---------- Data for the task

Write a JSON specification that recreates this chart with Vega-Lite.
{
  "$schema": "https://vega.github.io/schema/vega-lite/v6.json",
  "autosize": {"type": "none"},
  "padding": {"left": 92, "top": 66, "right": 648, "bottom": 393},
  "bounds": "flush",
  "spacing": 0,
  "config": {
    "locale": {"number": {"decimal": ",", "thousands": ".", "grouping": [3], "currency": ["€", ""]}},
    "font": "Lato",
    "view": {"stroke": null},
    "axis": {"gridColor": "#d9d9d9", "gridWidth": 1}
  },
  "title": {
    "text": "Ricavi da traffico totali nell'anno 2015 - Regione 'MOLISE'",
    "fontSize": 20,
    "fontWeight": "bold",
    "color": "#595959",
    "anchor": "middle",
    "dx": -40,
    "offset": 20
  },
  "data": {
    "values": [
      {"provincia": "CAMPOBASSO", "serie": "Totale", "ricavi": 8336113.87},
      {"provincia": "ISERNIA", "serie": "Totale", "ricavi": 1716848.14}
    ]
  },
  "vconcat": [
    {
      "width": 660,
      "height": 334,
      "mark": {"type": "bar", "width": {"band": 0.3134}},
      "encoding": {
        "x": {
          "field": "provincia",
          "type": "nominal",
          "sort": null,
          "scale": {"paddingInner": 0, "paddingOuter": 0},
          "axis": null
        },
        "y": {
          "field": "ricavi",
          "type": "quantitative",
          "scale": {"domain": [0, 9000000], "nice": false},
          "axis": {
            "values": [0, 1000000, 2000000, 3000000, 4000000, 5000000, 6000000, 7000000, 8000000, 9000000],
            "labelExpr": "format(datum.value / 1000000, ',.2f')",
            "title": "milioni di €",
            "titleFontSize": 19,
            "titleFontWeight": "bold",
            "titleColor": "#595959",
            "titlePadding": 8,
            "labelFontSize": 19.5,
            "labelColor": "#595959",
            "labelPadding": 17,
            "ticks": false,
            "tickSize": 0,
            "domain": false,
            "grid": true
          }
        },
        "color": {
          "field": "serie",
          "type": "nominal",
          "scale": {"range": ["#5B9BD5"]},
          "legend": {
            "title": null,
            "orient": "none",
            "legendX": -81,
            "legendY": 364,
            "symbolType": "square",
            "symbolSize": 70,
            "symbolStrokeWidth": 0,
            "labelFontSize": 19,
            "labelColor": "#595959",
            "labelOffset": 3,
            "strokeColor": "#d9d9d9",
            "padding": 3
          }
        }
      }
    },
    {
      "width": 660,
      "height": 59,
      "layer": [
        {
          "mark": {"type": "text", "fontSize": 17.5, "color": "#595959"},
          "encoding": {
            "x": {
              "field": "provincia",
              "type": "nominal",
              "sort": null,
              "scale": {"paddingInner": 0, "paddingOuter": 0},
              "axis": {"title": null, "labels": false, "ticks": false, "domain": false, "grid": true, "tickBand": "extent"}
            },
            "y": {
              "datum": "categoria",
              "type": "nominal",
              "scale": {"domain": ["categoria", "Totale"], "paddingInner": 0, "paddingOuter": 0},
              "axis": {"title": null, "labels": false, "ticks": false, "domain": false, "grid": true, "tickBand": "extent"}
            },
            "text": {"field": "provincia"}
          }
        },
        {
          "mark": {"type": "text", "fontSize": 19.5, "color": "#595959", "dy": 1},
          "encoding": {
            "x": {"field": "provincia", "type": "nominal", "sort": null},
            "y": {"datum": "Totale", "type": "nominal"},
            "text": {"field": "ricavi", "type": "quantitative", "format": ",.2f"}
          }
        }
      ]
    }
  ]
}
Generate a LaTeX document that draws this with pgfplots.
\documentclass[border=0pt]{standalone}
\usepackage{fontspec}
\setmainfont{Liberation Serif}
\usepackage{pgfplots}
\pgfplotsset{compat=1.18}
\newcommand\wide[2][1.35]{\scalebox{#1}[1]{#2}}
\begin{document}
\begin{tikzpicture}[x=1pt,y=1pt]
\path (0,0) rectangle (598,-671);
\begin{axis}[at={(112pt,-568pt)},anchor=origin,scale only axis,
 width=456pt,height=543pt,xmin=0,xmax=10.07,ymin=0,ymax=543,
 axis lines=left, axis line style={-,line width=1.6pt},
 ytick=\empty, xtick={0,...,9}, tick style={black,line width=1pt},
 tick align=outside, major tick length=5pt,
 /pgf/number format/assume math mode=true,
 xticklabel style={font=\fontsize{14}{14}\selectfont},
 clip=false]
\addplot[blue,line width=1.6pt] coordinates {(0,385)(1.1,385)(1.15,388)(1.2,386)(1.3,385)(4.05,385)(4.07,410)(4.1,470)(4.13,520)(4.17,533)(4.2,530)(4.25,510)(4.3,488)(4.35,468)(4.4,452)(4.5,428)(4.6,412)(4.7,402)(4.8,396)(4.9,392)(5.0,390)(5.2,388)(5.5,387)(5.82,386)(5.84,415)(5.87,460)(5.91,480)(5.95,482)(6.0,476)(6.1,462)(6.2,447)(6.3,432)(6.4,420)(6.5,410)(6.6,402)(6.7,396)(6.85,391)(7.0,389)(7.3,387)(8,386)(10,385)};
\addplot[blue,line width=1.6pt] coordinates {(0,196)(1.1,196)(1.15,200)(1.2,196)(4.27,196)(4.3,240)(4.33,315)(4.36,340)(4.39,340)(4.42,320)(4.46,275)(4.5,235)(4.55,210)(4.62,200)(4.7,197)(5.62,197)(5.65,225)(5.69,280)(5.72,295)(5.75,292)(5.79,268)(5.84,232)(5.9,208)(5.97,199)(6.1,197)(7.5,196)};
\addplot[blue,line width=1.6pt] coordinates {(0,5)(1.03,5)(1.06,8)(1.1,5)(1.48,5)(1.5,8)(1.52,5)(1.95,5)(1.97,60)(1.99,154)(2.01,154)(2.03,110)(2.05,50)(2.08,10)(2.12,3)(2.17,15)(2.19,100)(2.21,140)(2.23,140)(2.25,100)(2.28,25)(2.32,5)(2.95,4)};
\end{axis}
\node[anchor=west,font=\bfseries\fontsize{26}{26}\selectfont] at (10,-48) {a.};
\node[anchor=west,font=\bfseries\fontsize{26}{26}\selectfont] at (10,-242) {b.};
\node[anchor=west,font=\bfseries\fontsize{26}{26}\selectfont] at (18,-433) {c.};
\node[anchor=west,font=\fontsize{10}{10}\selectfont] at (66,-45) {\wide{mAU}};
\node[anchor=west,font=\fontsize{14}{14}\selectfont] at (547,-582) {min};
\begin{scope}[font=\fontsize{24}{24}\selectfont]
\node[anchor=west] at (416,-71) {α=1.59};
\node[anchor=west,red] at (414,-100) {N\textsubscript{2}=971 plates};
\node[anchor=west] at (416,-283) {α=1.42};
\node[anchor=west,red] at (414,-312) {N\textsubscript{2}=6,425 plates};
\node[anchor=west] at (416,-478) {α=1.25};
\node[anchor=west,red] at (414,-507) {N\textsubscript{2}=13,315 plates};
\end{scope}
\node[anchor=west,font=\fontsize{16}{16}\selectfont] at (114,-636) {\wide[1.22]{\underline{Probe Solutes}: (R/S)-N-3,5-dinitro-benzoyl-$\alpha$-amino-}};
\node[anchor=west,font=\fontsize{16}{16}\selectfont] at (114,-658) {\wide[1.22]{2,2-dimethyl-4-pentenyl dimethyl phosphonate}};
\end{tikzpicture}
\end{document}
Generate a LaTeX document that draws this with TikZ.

--------------------

## What you should do
Restate each record exactly as written.

## Worked solution
Write a JSON specification that recreates this chart with Vega-Lite.
{
  "$schema": "https://vega.github.io/schema/vega-lite/v6.json",
  "autosize": {"type": "none"},
  "padding": {"left": 92, "top": 66, "right": 648, "bottom": 393},
  "bounds": "flush",
  "spacing": 0,
  "config": {
    "locale": {"number": {"decimal": ",", "thousands": ".", "grouping": [3], "currency": ["€", ""]}},
    "font": "Lato",
    "view": {"stroke": null},
    "axis": {"gridColor": "#d9d9d9", "gridWidth": 1}
  },
  "title": {
    "text": "Ricavi da traffico totali nell'anno 2015 - Regione 'MOLISE'",
    "fontSize": 20,
    "fontWeight": "bold",
    "color": "#595959",
    "anchor": "middle",
    "dx": -40,
    "offset": 20
  },
  "data": {
    "values": [
      {"provincia": "CAMPOBASSO", "serie": "Totale", "ricavi": 8336113.87},
      {"provincia": "ISERNIA", "serie": "Totale", "ricavi": 1716848.14}
    ]
  },
  "vconcat": [
    {
      "width": 660,
      "height": 334,
      "mark": {"type": "bar", "width": {"band": 0.3134}},
      "encoding": {
        "x": {
          "field": "provincia",
          "type": "nominal",
          "sort": null,
          "scale": {"paddingInner": 0, "paddingOuter": 0},
          "axis": null
        },
        "y": {
          "field": "ricavi",
          "type": "quantitative",
          "scale": {"domain": [0, 9000000], "nice": false},
          "axis": {
            "values": [0, 1000000, 2000000, 3000000, 4000000, 5000000, 6000000, 7000000, 8000000, 9000000],
            "labelExpr": "format(datum.value / 1000000, ',.2f')",
            "title": "milioni di €",
            "titleFontSize": 19,
            "titleFontWeight": "bold",
            "titleColor": "#595959",
            "titlePadding": 8,
            "labelFontSize": 19.5,
            "labelColor": "#595959",
            "labelPadding": 17,
            "ticks": false,
            "tickSize": 0,
            "domain": false,
            "grid": true
          }
        },
        "color": {
          "field": "serie",
          "type": "nominal",
          "scale": {"range": ["#5B9BD5"]},
          "legend": {
            "title": null,
            "orient": "none",
            "legendX": -81,
            "legendY": 364,
            "symbolType": "square",
            "symbolSize": 70,
            "symbolStrokeWidth": 0,
            "labelFontSize": 19,
            "labelColor": "#595959",
            "labelOffset": 3,
            "strokeColor": "#d9d9d9",
            "padding": 3
          }
        }
      }
    },
    {
      "width": 660,
      "height": 59,
      "layer": [
        {
          "mark": {"type": "text", "fontSize": 17.5, "color": "#595959"},
          "encoding": {
            "x": {
              "field": "provincia",
              "type": "nominal",
              "sort": null,
              "scale": {"paddingInner": 0, "paddingOuter": 0},
              "axis": {"title": null, "labels": false, "ticks": false, "domain": false, "grid": true, "tickBand": "extent"}
            },
            "y": {
              "datum": "categoria",
              "type": "nominal",
              "scale": {"domain": ["categoria", "Totale"], "paddingInner": 0, "paddingOuter": 0},
              "axis": {"title": null, "labels": false, "ticks": false, "domain": false, "grid": true, "tickBand": "extent"}
            },
            "text": {"field": "provincia"}
          }
        },
        {
          "mark": {"type": "text", "fontSize": 19.5, "color": "#595959", "dy": 1},
          "encoding": {
            "x": {"field": "provincia", "type": "nominal", "sort": null},
            "y": {"datum": "Totale", "type": "nominal"},
            "text": {"field": "ricavi", "type": "quantitative", "format": ",.2f"}
          }
        }
      ]
    }
  ]
}
Generate a LaTeX document that draws this with pgfplots.
\documentclass[border=0pt]{standalone}
\usepackage{fontspec}
\setmainfont{Liberation Serif}
\usepackage{pgfplots}
\pgfplotsset{compat=1.18}
\newcommand\wide[2][1.35]{\scalebox{#1}[1]{#2}}
\begin{document}
\begin{tikzpicture}[x=1pt,y=1pt]
\path (0,0) rectangle (598,-671);
\begin{axis}[at={(112pt,-568pt)},anchor=origin,scale only axis,
 width=456pt,height=543pt,xmin=0,xmax=10.07,ymin=0,ymax=543,
 axis lines=left, axis line style={-,line width=1.6pt},
 ytick=\empty, xtick={0,...,9}, tick style={black,line width=1pt},
 tick align=outside, major tick length=5pt,
 /pgf/number format/assume math mode=true,
 xticklabel style={font=\fontsize{14}{14}\selectfont},
 clip=false]
\addplot[blue,line width=1.6pt] coordinates {(0,385)(1.1,385)(1.15,388)(1.2,386)(1.3,385)(4.05,385)(4.07,410)(4.1,470)(4.13,520)(4.17,533)(4.2,530)(4.25,510)(4.3,488)(4.35,468)(4.4,452)(4.5,428)(4.6,412)(4.7,402)(4.8,396)(4.9,392)(5.0,390)(5.2,388)(5.5,387)(5.82,386)(5.84,415)(5.87,460)(5.91,480)(5.95,482)(6.0,476)(6.1,462)(6.2,447)(6.3,432)(6.4,420)(6.5,410)(6.6,402)(6.7,396)(6.85,391)(7.0,389)(7.3,387)(8,386)(10,385)};
\addplot[blue,line width=1.6pt] coordinates {(0,196)(1.1,196)(1.15,200)(1.2,196)(4.27,196)(4.3,240)(4.33,315)(4.36,340)(4.39,340)(4.42,320)(4.46,275)(4.5,235)(4.55,210)(4.62,200)(4.7,197)(5.62,197)(5.65,225)(5.69,280)(5.72,295)(5.75,292)(5.79,268)(5.84,232)(5.9,208)(5.97,199)(6.1,197)(7.5,196)};
\addplot[blue,line width=1.6pt] coordinates {(0,5)(1.03,5)(1.06,8)(1.1,5)(1.48,5)(1.5,8)(1.52,5)(1.95,5)(1.97,60)(1.99,154)(2.01,154)(2.03,110)(2.05,50)(2.08,10)(2.12,3)(2.17,15)(2.19,100)(2.21,140)(2.23,140)(2.25,100)(2.28,25)(2.32,5)(2.95,4)};
\end{axis}
\node[anchor=west,font=\bfseries\fontsize{26}{26}\selectfont] at (10,-48) {a.};
\node[anchor=west,font=\bfseries\fontsize{26}{26}\selectfont] at (10,-242) {b.};
\node[anchor=west,font=\bfseries\fontsize{26}{26}\selectfont] at (18,-433) {c.};
\node[anchor=west,font=\fontsize{10}{10}\selectfont] at (66,-45) {\wide{mAU}};
\node[anchor=west,font=\fontsize{14}{14}\selectfont] at (547,-582) {min};
\begin{scope}[font=\fontsize{24}{24}\selectfont]
\node[anchor=west] at (416,-71) {α=1.59};
\node[anchor=west,red] at (414,-100) {N\textsubscript{2}=971 plates};
\node[anchor=west] at (416,-283) {α=1.42};
\node[anchor=west,red] at (414,-312) {N\textsubscript{2}=6,425 plates};
\node[anchor=west] at (416,-478) {α=1.25};
\node[anchor=west,red] at (414,-507) {N\textsubscript{2}=13,315 plates};
\end{scope}
\node[anchor=west,font=\fontsize{16}{16}\selectfont] at (114,-636) {\wide[1.22]{\underline{Probe Solutes}: (R/S)-N-3,5-dinitro-benzoyl-$\alpha$-amino-}};
\node[anchor=west,font=\fontsize{16}{16}\selectfont] at (114,-658) {\wide[1.22]{2,2-dimethyl-4-pentenyl dimethyl phosphonate}};
\end{tikzpicture}
\end{document}
Generate a LaTeX document that draws this with TikZ.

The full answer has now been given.